(Code that draws figures)
.....

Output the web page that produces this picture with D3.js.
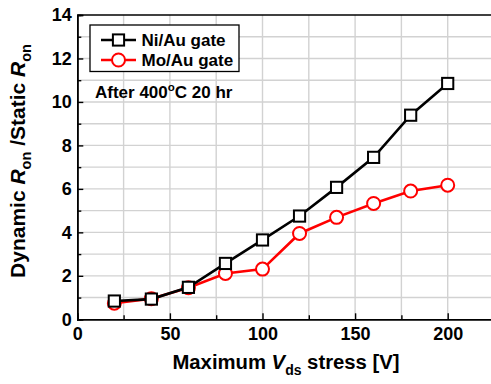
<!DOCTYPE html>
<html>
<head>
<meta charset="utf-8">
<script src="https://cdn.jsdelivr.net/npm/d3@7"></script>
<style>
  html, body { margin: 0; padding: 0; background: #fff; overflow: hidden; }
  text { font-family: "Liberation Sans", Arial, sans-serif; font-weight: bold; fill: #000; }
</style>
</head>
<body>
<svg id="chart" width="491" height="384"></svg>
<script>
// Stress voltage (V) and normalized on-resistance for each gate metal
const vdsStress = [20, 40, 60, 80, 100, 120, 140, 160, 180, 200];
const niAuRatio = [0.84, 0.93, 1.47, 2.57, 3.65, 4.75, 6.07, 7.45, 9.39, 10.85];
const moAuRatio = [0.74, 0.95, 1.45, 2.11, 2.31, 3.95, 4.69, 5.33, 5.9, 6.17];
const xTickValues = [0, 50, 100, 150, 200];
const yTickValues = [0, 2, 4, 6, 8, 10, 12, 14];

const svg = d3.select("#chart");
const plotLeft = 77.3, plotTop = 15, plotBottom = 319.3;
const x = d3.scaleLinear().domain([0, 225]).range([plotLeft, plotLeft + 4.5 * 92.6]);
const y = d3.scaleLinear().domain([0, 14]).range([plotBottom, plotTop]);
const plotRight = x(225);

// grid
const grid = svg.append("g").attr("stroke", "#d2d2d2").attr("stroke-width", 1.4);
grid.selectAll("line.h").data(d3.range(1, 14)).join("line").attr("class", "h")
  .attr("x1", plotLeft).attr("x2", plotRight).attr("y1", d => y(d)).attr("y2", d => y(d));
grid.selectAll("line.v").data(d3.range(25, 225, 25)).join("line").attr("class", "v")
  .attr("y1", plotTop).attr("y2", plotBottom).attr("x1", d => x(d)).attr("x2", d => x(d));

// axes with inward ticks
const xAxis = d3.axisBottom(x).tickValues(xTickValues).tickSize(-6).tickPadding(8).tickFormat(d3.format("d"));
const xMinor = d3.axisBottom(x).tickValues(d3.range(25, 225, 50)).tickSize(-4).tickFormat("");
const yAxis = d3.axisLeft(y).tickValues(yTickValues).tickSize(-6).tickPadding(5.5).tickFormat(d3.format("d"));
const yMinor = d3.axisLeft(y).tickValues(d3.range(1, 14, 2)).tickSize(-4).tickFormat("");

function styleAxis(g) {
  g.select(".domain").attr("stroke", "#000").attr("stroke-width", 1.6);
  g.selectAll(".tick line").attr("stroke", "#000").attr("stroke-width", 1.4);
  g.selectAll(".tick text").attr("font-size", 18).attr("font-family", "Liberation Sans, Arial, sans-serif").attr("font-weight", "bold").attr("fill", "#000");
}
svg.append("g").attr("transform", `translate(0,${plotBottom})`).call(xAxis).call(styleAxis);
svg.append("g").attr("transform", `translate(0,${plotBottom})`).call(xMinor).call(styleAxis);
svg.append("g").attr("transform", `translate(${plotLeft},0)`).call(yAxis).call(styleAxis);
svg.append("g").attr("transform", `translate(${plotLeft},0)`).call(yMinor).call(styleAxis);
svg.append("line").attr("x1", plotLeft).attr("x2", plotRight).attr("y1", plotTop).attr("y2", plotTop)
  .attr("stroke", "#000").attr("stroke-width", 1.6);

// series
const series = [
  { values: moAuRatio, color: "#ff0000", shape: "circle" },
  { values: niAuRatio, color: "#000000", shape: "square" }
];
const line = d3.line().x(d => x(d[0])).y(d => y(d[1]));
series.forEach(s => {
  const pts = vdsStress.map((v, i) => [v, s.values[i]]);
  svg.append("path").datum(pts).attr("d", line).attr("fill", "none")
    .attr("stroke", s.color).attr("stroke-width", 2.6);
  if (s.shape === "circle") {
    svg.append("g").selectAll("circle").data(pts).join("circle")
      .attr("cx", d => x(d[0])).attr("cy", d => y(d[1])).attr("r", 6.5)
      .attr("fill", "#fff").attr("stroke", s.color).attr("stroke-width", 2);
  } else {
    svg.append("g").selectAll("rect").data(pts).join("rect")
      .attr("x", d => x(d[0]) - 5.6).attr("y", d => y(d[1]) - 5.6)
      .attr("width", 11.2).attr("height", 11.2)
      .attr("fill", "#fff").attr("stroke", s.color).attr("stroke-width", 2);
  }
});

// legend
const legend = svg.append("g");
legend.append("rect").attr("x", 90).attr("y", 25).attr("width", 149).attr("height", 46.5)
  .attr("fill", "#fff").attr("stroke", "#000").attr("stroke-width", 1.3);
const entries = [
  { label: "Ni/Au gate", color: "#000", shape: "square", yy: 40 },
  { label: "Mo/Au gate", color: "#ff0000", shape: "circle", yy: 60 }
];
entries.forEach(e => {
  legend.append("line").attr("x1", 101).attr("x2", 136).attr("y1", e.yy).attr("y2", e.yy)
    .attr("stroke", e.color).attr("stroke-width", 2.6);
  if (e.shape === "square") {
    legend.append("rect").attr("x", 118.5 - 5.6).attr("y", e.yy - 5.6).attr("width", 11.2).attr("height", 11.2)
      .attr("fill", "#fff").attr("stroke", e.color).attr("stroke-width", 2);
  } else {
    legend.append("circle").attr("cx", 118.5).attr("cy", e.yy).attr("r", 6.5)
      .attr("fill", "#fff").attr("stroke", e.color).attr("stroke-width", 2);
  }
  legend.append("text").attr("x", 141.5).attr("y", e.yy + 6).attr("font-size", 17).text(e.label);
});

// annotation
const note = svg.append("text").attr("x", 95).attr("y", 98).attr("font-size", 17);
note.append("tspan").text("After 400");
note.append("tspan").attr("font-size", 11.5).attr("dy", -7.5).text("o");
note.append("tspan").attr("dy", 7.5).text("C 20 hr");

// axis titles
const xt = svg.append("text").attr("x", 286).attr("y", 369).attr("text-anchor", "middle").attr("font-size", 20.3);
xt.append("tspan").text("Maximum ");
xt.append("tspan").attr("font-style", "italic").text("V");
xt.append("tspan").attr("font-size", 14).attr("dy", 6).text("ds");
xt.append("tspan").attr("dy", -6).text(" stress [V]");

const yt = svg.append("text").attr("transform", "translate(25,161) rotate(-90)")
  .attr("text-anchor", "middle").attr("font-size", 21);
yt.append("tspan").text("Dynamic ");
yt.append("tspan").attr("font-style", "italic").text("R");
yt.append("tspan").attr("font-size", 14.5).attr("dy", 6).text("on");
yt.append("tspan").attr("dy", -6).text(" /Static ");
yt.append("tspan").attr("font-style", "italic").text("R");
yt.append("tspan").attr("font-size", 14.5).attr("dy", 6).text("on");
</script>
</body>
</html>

.....

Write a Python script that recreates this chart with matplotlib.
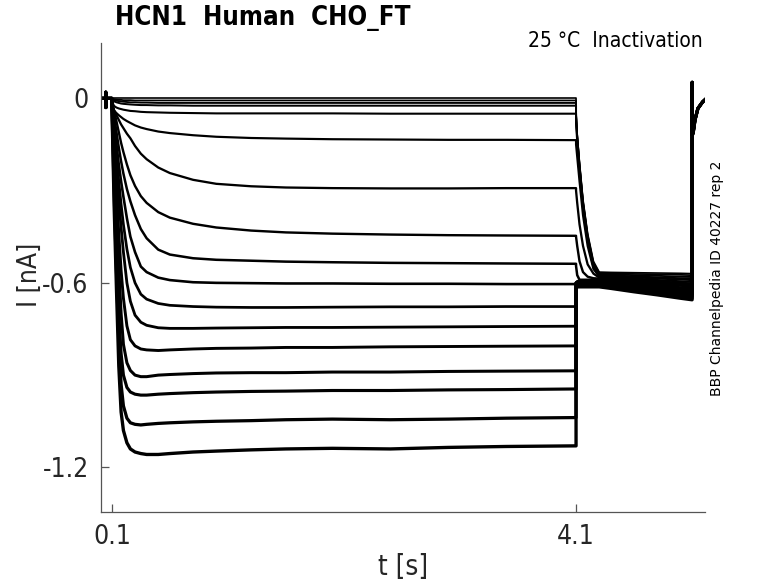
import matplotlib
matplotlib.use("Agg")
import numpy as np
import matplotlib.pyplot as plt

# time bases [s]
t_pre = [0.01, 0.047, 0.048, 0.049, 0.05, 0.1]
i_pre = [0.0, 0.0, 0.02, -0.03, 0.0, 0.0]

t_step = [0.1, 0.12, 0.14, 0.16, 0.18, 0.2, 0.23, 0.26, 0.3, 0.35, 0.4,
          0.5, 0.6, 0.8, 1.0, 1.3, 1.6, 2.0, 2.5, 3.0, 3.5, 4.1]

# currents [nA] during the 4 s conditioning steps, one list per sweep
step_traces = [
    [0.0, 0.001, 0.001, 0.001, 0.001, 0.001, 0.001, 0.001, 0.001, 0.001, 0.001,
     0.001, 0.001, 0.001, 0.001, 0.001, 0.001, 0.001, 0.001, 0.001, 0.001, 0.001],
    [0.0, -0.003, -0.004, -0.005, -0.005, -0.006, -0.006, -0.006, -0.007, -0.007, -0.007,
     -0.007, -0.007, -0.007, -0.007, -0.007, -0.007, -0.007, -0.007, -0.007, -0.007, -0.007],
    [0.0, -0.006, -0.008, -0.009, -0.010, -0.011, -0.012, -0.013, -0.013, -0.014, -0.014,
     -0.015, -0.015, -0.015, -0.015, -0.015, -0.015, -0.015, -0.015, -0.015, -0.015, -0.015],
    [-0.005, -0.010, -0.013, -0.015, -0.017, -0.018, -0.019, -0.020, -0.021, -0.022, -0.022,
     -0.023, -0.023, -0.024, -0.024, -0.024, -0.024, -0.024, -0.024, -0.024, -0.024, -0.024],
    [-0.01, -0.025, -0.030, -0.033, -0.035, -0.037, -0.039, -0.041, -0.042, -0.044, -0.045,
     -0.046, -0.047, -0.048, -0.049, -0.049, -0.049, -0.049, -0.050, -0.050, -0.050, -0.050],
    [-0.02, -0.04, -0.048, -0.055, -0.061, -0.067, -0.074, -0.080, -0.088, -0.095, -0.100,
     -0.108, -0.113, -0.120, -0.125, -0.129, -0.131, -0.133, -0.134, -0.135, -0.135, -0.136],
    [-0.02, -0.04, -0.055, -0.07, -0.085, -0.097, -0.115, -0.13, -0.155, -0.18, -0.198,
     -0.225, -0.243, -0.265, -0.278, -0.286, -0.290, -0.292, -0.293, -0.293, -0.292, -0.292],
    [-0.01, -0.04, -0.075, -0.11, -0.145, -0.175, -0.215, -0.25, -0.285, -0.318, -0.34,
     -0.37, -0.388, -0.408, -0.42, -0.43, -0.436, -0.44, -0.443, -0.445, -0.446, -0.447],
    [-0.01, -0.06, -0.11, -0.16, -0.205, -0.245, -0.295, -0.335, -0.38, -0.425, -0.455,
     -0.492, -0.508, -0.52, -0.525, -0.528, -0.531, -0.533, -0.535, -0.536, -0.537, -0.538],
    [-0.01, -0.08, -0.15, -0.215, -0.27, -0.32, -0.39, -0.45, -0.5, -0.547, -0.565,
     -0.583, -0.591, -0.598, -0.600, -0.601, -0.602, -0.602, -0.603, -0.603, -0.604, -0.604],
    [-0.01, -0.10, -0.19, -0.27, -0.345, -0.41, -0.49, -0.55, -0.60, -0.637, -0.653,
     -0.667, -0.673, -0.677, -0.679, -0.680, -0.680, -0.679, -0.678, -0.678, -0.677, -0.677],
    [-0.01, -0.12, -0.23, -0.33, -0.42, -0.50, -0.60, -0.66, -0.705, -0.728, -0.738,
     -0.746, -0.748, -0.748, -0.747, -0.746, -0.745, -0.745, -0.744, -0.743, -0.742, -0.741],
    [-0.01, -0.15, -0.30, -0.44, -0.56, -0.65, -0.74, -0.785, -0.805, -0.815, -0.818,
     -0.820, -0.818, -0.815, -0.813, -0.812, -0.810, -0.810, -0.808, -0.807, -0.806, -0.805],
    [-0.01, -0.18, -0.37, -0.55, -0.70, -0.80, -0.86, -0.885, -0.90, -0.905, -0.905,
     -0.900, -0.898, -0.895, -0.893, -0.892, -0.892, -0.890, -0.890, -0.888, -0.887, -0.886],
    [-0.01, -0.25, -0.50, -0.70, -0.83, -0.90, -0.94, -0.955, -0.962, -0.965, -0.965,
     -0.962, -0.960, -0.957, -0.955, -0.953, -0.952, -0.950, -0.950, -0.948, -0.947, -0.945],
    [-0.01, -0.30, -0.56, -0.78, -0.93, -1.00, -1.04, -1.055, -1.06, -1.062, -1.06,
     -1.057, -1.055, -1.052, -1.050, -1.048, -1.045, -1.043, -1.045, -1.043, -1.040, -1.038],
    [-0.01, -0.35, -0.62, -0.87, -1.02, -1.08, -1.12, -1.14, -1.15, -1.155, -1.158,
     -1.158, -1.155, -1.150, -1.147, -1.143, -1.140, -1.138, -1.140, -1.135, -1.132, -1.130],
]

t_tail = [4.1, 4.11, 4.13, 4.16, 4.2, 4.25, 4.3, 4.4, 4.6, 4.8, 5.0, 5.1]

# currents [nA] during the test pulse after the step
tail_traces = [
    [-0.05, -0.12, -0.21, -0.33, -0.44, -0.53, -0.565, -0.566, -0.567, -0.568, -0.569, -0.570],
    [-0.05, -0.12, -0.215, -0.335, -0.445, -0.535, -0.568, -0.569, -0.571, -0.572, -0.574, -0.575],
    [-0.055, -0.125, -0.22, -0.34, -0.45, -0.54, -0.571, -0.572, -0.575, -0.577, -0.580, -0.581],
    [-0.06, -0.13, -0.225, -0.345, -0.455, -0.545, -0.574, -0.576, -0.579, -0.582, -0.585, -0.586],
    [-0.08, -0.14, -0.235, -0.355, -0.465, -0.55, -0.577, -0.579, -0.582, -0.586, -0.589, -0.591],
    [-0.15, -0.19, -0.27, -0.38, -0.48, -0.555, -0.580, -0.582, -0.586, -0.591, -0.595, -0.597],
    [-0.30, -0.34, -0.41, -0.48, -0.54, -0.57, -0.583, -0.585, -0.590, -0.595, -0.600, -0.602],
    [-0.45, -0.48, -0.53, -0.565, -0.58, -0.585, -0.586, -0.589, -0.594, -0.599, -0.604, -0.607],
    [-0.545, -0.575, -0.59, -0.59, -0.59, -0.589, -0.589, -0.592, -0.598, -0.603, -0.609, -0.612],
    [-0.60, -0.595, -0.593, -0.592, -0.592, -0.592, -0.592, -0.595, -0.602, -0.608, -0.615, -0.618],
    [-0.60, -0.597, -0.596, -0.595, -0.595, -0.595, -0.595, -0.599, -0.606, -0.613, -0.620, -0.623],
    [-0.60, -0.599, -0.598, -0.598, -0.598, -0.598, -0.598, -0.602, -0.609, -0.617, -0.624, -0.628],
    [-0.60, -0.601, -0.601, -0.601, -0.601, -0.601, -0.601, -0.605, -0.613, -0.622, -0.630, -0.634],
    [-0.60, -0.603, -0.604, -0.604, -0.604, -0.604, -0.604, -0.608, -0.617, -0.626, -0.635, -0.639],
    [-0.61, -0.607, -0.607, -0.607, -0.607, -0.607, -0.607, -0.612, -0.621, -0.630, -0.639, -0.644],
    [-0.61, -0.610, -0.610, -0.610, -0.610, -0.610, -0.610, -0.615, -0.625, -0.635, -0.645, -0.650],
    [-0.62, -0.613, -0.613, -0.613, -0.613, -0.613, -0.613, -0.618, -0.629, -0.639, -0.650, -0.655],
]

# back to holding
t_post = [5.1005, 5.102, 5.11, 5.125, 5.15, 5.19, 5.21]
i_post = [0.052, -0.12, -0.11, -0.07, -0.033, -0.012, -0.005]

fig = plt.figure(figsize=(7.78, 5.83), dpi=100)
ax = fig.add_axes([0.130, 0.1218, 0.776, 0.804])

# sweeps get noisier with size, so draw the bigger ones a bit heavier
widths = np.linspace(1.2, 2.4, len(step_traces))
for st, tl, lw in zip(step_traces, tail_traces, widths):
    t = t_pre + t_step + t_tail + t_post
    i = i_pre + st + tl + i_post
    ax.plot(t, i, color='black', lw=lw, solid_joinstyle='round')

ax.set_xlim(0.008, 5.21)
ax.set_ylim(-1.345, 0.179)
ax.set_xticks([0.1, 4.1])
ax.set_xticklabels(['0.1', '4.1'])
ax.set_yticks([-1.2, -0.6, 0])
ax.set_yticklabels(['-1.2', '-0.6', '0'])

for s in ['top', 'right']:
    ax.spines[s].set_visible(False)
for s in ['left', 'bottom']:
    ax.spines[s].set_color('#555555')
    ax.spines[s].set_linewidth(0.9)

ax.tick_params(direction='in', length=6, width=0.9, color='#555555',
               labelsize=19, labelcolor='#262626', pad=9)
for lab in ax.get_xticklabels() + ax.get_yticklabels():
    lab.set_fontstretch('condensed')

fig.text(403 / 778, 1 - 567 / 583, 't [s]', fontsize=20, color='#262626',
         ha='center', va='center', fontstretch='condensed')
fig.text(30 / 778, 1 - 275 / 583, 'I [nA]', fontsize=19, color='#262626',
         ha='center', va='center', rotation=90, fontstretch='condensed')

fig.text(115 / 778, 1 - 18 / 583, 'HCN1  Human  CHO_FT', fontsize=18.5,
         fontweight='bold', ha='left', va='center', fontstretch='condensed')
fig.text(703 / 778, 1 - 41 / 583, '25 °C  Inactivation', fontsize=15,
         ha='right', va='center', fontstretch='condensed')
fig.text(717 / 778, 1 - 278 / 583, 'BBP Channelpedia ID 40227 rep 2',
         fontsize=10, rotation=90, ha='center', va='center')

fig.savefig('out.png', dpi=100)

.....

--- Your task ---
Exactly and only the lines from the line with "Output the web" to the line with "const yTickValues = [0, 2, 4, 6, 8, 10, 12, 14];", both ends included, should be echoed. Do not carry over the pictures.

--- Exercise output ---
Output the web page that produces this picture with D3.js.
<!DOCTYPE html>
<html>
<head>
<meta charset="utf-8">
<script src="https://cdn.jsdelivr.net/npm/d3@7"></script>
<style>
  html, body { margin: 0; padding: 0; background: #fff; overflow: hidden; }
  text { font-family: "Liberation Sans", Arial, sans-serif; font-weight: bold; fill: #000; }
</style>
</head>
<body>
<svg id="chart" width="491" height="384"></svg>
<script>
// Stress voltage (V) and normalized on-resistance for each gate metal
const vdsStress = [20, 40, 60, 80, 100, 120, 140, 160, 180, 200];
const niAuRatio = [0.84, 0.93, 1.47, 2.57, 3.65, 4.75, 6.07, 7.45, 9.39, 10.85];
const moAuRatio = [0.74, 0.95, 1.45, 2.11, 2.31, 3.95, 4.69, 5.33, 5.9, 6.17];
const xTickValues = [0, 50, 100, 150, 200];
const yTickValues = [0, 2, 4, 6, 8, 10, 12, 14];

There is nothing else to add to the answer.